> [Required task] Pick out every line in the data below that holds "chart".

....

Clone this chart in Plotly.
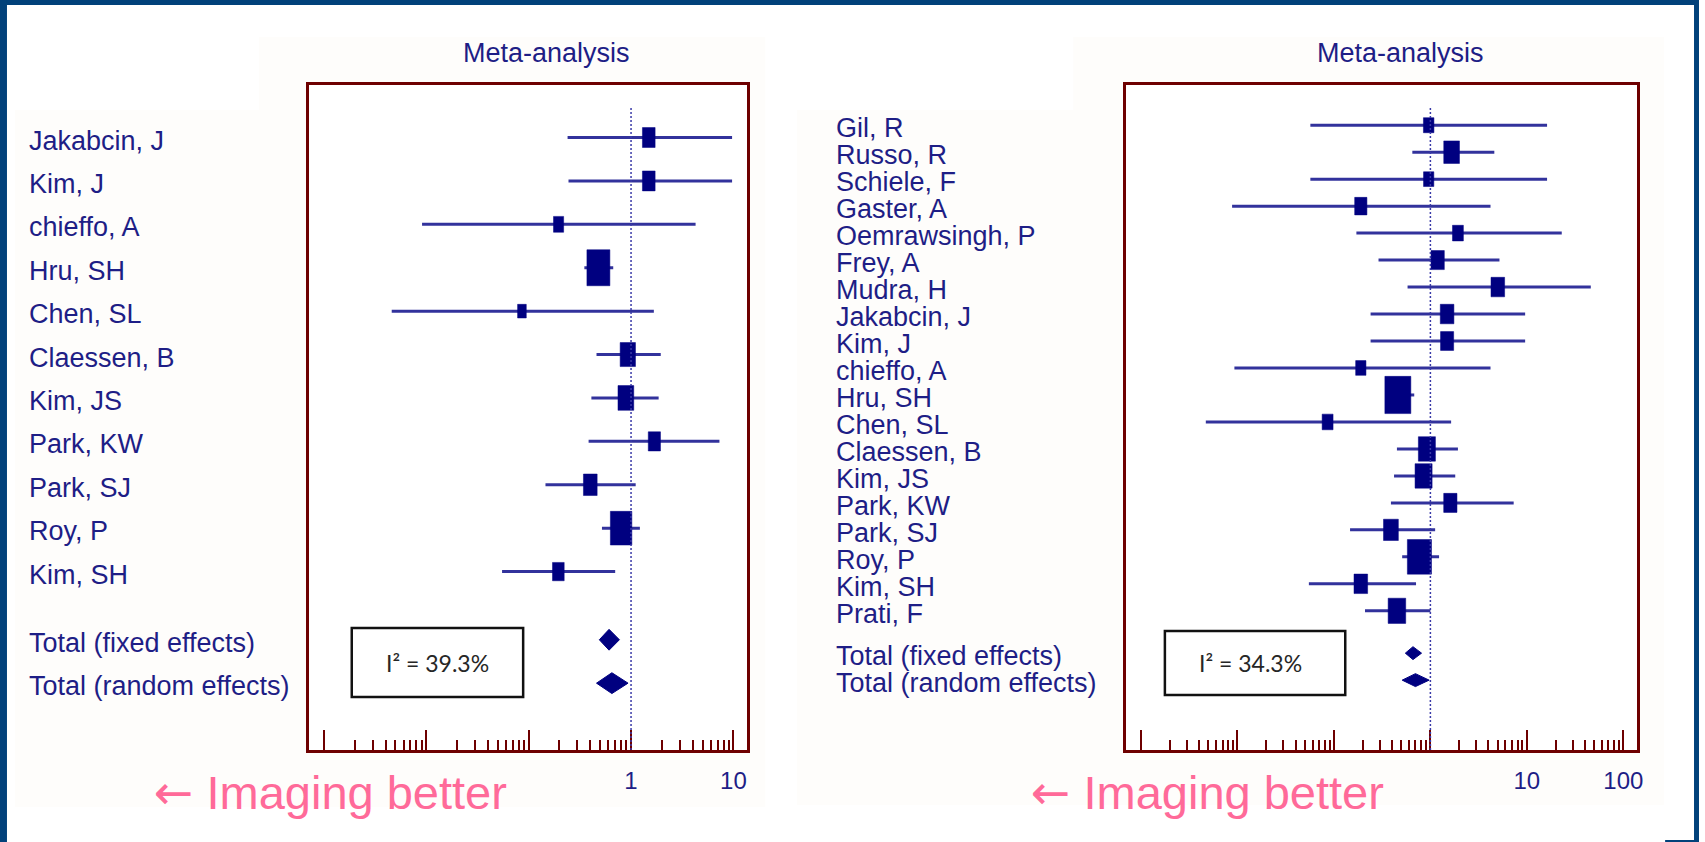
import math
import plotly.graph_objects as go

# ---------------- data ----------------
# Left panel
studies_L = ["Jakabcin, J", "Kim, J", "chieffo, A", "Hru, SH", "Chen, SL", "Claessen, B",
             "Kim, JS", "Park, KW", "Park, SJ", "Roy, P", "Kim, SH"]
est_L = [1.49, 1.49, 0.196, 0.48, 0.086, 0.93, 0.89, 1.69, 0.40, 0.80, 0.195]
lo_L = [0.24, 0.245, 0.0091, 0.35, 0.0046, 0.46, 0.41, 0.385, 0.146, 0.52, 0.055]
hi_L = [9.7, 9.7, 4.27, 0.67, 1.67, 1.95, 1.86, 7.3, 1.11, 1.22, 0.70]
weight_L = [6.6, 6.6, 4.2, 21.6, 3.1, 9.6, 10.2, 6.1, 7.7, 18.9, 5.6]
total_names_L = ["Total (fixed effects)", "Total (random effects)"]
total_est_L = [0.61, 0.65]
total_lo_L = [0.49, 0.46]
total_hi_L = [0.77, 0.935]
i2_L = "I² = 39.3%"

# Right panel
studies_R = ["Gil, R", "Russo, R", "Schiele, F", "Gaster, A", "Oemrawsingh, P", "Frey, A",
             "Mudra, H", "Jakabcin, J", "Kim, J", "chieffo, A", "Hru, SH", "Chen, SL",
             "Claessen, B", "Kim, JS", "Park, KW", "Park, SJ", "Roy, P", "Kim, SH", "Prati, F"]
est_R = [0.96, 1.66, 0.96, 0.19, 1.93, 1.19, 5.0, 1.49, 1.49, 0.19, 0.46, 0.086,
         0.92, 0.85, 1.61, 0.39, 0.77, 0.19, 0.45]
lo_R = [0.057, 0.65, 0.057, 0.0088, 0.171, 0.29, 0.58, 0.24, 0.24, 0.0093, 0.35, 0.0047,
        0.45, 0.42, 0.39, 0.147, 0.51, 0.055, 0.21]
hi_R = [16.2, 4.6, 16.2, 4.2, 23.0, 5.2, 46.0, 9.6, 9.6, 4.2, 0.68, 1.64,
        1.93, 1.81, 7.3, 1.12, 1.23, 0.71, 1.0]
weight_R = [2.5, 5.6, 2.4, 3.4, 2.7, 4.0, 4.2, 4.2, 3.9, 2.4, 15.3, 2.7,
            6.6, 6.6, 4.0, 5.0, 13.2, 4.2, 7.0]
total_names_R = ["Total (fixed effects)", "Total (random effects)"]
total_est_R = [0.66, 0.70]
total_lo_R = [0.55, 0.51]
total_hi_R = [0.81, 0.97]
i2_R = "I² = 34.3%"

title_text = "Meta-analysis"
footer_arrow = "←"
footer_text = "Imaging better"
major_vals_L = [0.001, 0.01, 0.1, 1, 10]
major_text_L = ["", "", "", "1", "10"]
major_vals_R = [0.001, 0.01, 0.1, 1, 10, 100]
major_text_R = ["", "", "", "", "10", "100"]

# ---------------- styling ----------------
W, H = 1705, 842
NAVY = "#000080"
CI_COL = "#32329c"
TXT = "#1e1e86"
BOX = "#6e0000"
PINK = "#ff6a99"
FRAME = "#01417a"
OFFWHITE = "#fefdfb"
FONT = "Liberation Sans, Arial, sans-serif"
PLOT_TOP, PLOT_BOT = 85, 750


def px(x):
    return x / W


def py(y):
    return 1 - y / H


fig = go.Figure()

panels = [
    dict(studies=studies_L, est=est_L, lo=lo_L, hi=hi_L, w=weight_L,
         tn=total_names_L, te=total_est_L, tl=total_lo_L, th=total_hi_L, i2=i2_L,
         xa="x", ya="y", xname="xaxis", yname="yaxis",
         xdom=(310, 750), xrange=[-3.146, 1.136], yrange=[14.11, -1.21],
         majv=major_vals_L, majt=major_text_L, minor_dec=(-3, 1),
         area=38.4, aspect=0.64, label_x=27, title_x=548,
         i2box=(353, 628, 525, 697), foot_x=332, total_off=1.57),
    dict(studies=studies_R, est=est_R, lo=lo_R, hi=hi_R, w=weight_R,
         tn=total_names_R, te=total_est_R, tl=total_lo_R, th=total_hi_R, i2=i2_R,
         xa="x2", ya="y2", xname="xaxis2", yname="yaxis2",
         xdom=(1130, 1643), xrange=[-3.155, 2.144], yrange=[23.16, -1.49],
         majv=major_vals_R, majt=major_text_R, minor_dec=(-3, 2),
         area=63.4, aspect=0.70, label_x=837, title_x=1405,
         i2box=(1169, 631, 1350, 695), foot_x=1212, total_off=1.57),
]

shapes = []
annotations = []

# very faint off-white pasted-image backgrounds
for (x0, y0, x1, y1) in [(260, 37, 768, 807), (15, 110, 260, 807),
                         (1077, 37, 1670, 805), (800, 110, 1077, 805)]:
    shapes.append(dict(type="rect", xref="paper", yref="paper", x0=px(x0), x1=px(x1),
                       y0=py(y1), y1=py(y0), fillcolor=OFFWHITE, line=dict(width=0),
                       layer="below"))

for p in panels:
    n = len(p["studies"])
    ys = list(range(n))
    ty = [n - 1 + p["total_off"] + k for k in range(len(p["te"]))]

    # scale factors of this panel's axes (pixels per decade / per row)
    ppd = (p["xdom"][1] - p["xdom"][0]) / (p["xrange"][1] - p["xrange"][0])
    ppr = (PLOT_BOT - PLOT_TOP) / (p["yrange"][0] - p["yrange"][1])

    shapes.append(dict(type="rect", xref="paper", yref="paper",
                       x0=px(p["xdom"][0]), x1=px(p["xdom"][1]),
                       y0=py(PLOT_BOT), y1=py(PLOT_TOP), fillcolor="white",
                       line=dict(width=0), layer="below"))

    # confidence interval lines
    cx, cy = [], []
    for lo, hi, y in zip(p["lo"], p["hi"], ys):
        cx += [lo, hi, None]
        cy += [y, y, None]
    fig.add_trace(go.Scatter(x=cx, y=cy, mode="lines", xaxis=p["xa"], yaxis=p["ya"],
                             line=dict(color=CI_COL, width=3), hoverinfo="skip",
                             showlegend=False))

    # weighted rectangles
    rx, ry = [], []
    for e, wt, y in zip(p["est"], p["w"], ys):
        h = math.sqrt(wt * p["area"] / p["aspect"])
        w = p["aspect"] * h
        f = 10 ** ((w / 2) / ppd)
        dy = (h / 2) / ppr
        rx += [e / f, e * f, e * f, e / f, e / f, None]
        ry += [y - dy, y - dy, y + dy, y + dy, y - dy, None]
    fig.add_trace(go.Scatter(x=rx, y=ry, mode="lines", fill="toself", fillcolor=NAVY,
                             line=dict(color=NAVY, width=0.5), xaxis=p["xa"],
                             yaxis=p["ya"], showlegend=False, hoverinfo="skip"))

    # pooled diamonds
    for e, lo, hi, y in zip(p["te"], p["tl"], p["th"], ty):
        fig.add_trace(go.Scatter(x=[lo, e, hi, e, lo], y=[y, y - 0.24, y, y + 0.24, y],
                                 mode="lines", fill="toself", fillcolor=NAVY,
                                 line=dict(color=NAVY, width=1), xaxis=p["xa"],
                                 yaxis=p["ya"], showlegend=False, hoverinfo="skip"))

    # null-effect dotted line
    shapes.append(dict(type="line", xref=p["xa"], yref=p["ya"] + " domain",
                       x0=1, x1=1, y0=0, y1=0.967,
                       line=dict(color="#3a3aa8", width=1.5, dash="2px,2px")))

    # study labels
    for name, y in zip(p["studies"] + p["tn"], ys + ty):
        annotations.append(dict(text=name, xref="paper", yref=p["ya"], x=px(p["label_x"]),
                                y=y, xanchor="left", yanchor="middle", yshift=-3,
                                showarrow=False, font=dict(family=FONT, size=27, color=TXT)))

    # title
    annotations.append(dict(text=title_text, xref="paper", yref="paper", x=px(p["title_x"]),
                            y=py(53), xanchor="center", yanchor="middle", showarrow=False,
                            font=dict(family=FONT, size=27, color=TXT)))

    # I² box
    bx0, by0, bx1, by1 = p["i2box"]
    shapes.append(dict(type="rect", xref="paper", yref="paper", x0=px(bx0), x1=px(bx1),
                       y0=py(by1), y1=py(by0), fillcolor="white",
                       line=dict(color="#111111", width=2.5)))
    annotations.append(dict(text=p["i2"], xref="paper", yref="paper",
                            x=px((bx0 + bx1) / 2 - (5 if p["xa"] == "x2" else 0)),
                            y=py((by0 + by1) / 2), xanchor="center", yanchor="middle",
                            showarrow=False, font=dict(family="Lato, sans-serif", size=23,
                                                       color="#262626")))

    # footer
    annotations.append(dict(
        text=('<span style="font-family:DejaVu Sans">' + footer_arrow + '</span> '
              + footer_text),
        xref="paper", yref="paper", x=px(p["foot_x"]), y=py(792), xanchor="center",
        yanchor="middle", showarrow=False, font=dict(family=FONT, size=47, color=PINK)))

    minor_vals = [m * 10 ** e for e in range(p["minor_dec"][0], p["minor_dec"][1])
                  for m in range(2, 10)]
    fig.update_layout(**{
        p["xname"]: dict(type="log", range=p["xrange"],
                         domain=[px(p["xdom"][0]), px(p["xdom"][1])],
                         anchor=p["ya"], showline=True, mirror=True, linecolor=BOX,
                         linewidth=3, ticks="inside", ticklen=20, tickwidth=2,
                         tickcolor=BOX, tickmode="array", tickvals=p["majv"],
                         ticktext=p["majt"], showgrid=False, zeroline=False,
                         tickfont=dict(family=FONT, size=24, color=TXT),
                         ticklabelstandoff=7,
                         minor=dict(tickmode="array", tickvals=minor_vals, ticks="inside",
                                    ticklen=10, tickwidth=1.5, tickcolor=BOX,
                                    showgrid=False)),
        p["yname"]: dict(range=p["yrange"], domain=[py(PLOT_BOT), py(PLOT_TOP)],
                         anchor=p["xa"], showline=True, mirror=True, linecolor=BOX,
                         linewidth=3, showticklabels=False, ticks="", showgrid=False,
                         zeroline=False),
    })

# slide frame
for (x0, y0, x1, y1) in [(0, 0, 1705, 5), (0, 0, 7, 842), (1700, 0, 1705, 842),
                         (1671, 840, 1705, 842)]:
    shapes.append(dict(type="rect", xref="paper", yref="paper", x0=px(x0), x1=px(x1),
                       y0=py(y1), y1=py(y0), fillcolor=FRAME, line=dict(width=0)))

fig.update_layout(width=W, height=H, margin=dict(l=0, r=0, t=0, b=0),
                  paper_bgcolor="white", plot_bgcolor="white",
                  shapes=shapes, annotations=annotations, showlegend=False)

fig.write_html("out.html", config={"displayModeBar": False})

....

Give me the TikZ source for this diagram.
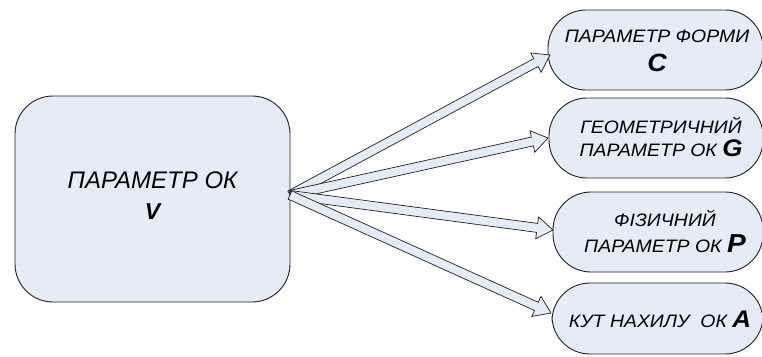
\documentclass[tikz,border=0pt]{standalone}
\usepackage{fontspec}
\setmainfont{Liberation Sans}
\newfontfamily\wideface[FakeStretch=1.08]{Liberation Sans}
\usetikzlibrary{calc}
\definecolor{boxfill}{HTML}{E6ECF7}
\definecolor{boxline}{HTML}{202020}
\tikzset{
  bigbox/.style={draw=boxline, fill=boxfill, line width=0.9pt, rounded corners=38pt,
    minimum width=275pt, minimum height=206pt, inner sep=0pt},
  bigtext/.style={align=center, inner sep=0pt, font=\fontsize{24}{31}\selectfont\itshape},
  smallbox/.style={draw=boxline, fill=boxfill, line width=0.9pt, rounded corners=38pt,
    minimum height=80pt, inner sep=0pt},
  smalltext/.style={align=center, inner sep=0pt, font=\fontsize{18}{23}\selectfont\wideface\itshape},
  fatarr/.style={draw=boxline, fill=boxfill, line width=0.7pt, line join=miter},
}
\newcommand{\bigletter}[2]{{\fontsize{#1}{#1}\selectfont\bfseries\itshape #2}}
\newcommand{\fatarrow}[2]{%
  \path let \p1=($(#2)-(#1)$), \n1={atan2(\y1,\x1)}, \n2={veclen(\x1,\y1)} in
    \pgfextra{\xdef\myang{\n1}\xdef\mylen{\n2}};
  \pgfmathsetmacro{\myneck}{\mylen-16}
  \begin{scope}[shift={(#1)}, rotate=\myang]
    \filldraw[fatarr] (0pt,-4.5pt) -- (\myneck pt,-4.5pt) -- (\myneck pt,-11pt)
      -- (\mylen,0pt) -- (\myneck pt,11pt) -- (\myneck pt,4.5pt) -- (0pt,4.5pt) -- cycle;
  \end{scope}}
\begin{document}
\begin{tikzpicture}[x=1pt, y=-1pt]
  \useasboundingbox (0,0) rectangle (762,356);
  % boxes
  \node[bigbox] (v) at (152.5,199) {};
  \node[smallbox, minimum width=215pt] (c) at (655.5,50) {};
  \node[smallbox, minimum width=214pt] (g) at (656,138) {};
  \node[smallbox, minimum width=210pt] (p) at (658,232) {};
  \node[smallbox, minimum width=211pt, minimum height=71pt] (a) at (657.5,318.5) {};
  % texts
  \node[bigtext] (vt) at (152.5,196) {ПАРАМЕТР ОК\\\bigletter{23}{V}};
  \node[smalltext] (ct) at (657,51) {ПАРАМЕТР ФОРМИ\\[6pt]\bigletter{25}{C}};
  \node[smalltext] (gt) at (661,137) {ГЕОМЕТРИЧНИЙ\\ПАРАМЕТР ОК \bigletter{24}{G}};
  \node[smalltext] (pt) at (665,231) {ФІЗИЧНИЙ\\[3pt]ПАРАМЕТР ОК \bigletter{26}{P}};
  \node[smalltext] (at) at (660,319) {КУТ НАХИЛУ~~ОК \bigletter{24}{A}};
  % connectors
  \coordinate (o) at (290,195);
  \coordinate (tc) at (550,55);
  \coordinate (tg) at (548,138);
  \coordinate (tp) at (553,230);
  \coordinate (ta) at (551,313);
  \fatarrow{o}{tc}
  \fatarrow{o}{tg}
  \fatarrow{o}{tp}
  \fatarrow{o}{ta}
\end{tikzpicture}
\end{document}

....

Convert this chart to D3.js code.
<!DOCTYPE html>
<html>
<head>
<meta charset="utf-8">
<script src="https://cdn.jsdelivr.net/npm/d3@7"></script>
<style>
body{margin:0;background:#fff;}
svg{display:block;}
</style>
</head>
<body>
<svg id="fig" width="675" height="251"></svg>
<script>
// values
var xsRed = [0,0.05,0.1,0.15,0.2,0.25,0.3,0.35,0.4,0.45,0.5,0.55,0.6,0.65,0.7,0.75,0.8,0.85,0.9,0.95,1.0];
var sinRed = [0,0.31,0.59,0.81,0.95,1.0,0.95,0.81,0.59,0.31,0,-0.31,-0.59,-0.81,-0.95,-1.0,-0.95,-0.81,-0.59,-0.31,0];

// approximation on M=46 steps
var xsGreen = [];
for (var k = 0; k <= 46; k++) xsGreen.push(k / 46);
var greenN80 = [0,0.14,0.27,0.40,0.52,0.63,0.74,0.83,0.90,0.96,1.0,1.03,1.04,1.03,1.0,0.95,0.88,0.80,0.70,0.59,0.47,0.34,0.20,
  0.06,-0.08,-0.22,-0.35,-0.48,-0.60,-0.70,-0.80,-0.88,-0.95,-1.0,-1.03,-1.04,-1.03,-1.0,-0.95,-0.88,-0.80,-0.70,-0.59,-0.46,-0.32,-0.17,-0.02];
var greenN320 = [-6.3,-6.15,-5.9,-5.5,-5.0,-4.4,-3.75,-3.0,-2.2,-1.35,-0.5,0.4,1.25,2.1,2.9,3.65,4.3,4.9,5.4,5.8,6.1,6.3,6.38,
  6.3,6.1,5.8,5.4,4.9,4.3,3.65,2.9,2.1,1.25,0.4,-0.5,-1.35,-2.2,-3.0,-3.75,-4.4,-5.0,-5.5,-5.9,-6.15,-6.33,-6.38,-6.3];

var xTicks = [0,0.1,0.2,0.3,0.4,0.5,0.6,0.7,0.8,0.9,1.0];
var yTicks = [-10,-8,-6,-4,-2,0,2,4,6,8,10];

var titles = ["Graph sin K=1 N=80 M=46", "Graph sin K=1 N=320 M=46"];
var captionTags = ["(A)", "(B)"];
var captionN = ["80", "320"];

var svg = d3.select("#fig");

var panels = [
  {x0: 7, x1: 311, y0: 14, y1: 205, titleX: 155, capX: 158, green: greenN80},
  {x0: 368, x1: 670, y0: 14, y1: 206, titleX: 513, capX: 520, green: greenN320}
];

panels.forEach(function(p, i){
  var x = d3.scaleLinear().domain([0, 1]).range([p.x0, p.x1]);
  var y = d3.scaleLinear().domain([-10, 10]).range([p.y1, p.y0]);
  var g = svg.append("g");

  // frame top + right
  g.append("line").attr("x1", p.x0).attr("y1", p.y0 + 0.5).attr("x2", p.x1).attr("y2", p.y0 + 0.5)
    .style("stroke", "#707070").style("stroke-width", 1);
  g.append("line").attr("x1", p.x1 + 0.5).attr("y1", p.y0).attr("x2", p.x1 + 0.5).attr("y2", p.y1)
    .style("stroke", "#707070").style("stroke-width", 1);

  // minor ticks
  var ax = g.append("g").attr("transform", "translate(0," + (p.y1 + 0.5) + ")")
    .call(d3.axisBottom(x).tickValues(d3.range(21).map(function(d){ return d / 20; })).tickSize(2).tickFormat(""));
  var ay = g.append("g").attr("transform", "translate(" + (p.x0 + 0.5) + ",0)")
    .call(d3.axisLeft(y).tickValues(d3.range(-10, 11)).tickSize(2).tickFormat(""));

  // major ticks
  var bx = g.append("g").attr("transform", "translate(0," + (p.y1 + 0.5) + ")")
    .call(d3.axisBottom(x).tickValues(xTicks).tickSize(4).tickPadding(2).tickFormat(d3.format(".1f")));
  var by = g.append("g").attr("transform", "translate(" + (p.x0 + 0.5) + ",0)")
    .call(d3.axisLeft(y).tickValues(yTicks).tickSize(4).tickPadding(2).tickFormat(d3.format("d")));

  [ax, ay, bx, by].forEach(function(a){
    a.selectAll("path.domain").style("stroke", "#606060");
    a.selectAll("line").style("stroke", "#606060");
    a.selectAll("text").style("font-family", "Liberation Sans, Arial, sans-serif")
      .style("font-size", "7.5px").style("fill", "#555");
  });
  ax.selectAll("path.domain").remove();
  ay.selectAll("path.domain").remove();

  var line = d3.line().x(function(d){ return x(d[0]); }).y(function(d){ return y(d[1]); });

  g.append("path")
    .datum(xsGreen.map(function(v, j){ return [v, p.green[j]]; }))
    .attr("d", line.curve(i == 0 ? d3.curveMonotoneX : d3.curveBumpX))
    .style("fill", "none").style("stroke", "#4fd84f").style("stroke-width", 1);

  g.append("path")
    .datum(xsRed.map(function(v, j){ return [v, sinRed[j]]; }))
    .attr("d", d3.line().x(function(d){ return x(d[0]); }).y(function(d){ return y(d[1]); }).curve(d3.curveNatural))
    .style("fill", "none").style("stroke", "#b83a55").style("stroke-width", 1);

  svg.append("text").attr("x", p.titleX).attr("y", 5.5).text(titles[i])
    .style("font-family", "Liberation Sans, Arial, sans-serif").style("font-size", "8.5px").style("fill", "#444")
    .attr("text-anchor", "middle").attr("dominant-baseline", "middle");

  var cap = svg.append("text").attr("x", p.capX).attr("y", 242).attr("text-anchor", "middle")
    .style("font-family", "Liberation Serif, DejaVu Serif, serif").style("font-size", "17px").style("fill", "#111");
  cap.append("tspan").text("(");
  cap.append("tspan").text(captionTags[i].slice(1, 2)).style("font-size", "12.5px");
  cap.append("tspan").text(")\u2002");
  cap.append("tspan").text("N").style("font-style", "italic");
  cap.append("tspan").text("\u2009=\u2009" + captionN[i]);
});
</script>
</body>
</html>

....

> [Final answer]
Clone this chart in Plotly.
Convert this chart to D3.js code.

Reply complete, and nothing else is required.